Nic Hodges has a thoughtful post up down under. Thanks to John Maloney for flagging it. Nic says,
“If Mark Zuckerberg turned up to your neighbourhood and started throwing you crazy block parties, while at the same time mining your backyard for gold, wouldn’t you want a cut of that gold?”
I agree with and have explored many of the same concepts Nic touches upon in his post.
I agree that social networks are not owned. But social network software services like Facebook are privately owned so there is a transaction: service for terms of service. A problem can emerge when companies like Google and Facebook and others are becoming so entrenched in social networks and our old watchdogs like government and journalists are not motivated or equipped to help us bring the implications into focus.
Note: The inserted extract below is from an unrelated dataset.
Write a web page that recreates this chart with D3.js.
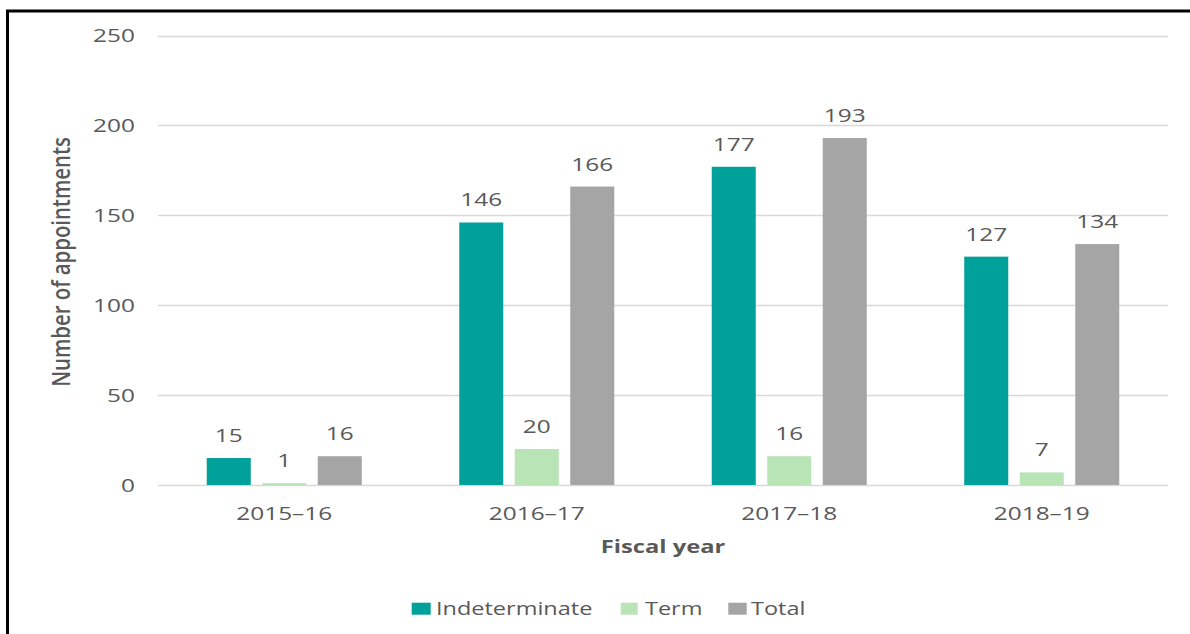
<!DOCTYPE html>
<html>
<head>
<meta charset="utf-8">
<script src="https://cdn.jsdelivr.net/npm/d3@7"></script>
<style>
  html, body { margin: 0; padding: 0; background: #fff; }
  svg { display: block; }
  text { font-family: "Open Sans", "Noto Sans", sans-serif; fill: #595959; }
</style>
</head>
<body>
<svg id="chart" width="1190" height="634"></svg>
<script>
// Appointments by fiscal year
const years = ["2015–16", "2016–17", "2017–18", "2018–19"];
const seriesNames = ["Indeterminate", "Term", "Total"];
const indeterminate = [15, 146, 177, 127];
const term = [1, 20, 16, 7];
const total = [16, 166, 193, 134];
const yTicks = [0, 50, 100, 150, 200, 250];
const colors = ["#00a19a", "#b8e4b6", "#a5a5a5"];

const seriesValues = [indeterminate, term, total];
const rows = years.map((yr, i) => ({
  year: yr,
  values: seriesNames.map((s, k) => ({ key: s, value: seriesValues[k][i] }))
}));

const SX = 1.32; // horizontal widening of the lettering
const svg = d3.select("#chart");

// outer frame (top and left rules)
svg.append("path")
  .attr("d", "M7.5,634 L7.5,11 L1190,11")
  .attr("fill", "none").attr("stroke", "#000").attr("stroke-width", 3);

const y = d3.scaleLinear().domain([0, 250]).range([485, 35.5]);
const x0 = d3.scaleBand().domain(years).range([158, 1168]);
const x1 = d3.scaleBand().domain(seriesNames).range([0, x0.bandwidth()])
  .paddingInner(0.207).paddingOuter(0.878);
const color = d3.scaleOrdinal().domain(seriesNames).range(colors);

function wideText(sel, x, y, anchor) {
  return sel.append("text")
    .attr("transform", `translate(${x},${y}) scale(${SX},1)`)
    .attr("text-anchor", anchor);
}

// gridlines
svg.append("g").selectAll("line").data(yTicks).join("line")
  .attr("x1", 158).attr("x2", 1168)
  .attr("y1", d => Math.round(y(d)) + 0.5).attr("y2", d => Math.round(y(d)) + 0.5)
  .attr("stroke", "#d9d9d9").attr("stroke-width", 1.3);

// y tick labels
const yLab = svg.append("g");
yTicks.forEach(t => {
  wideText(yLab, 135, y(t) + 6.5, "end")
    .style("font-size", "18.5px").text(t);
});

// bars
const groups = svg.append("g").selectAll("g").data(rows).join("g")
  .attr("transform", d => `translate(${x0(d.year)},0)`);

groups.selectAll("rect").data(d => d.values).join("rect")
  .attr("x", d => x1(d.key))
  .attr("width", x1.bandwidth())
  .attr("y", d => y(d.value))
  .attr("height", d => y(0) - y(d.value))
  .attr("fill", d => color(d.key));

// value labels
groups.each(function (d) {
  const g = d3.select(this);
  d.values.forEach(v => {
    wideText(g, x1(v.key) + x1.bandwidth() / 2, y(v.value) - 16, "middle")
      .style("font-size", "18.5px").text(v.value);
  });
});

// x tick labels
years.forEach(yr => {
  wideText(svg, x0(yr) + x0.bandwidth() / 2, 519.5, "middle")
    .style("font-size", "18.5px").text(yr);
});

// axis titles
wideText(svg, 663, 553, "middle")
  .style("font-size", "18px").style("font-weight", "700").text("Fiscal year");

svg.append("text")
  .attr("transform", "translate(70,262) rotate(-90) scale(1.13,1.4)")
  .attr("text-anchor", "middle")
  .style("font-size", "18px")
  .style("font-weight", "600")
  .text("Number of appointments");

// legend
const legendItems = [
  { key: "Indeterminate", sx: 411.7, sw: 19, tx: 436 },
  { key: "Term", sx: 620.7, sw: 17, tx: 645 },
  { key: "Total", sx: 728.3, sw: 18.4, tx: 751 }
];
const leg = svg.append("g");
legendItems.forEach(it => {
  leg.append("rect").attr("x", it.sx).attr("y", 602.7).attr("width", it.sw).attr("height", 12)
    .attr("fill", color(it.key));
  wideText(leg, it.tx, 615, "start").style("font-size", "17.8px").text(it.key);
});
</script>
</body>
</html>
I believe that the most important thing that we can do to cope with these potential problems is to establish the link between social capital and corporate valuation, to motivate corporate competition, bring into light the true sources of value and make them accountable to investors, markets and users/consumers. Then the regulators and press gallery will be all over it.
Social networks can not be owned. Agreed. That is why I think it is very useful to distinguish social capital from social networks. I think social capital, i.e. the resources that are embedded in social networks are intrinsicly individual assets. (Note: the corporation is a form of individual).
By investing in a connection with you, I get flow of information, the exertion of influence, certifications of individual social credentials and reinforcement of individual identity and recognition. Hey! Smells like social media to me. That is why I think of social media as a new, scaled up form of social capital that has emerged since 2004 when broadband overtook slow connectivity in the USA.
Aggregation of individual returns result in collective assets and properties such as trust, norms, reputation, authority, sanctions, culture, network structure (open, closed, density, clustering, diameter, average path lengths, degree distribution, bridges, weak ties, betweenness and other forms of centrality, etc.) and location (structural holes, structural constraints, etc.), which are extrinsic variables that contribute to the formation, access and use of social capital.
This is the stuff that we need to zero in on developing, measuring and valuing at this point - not just page views, unique visitors, CPMs which are all broadcast paradigm metrics.
P.S. I love Michael’s comment over on Nic’s post, “We are all becoming Paris Hilton“.
Check out Lin, Nan, “Building a Network Theory of Social Capital” ©1999 INSA, Connections 22(1):28-51, see pp.28-31 for compact history of social capital.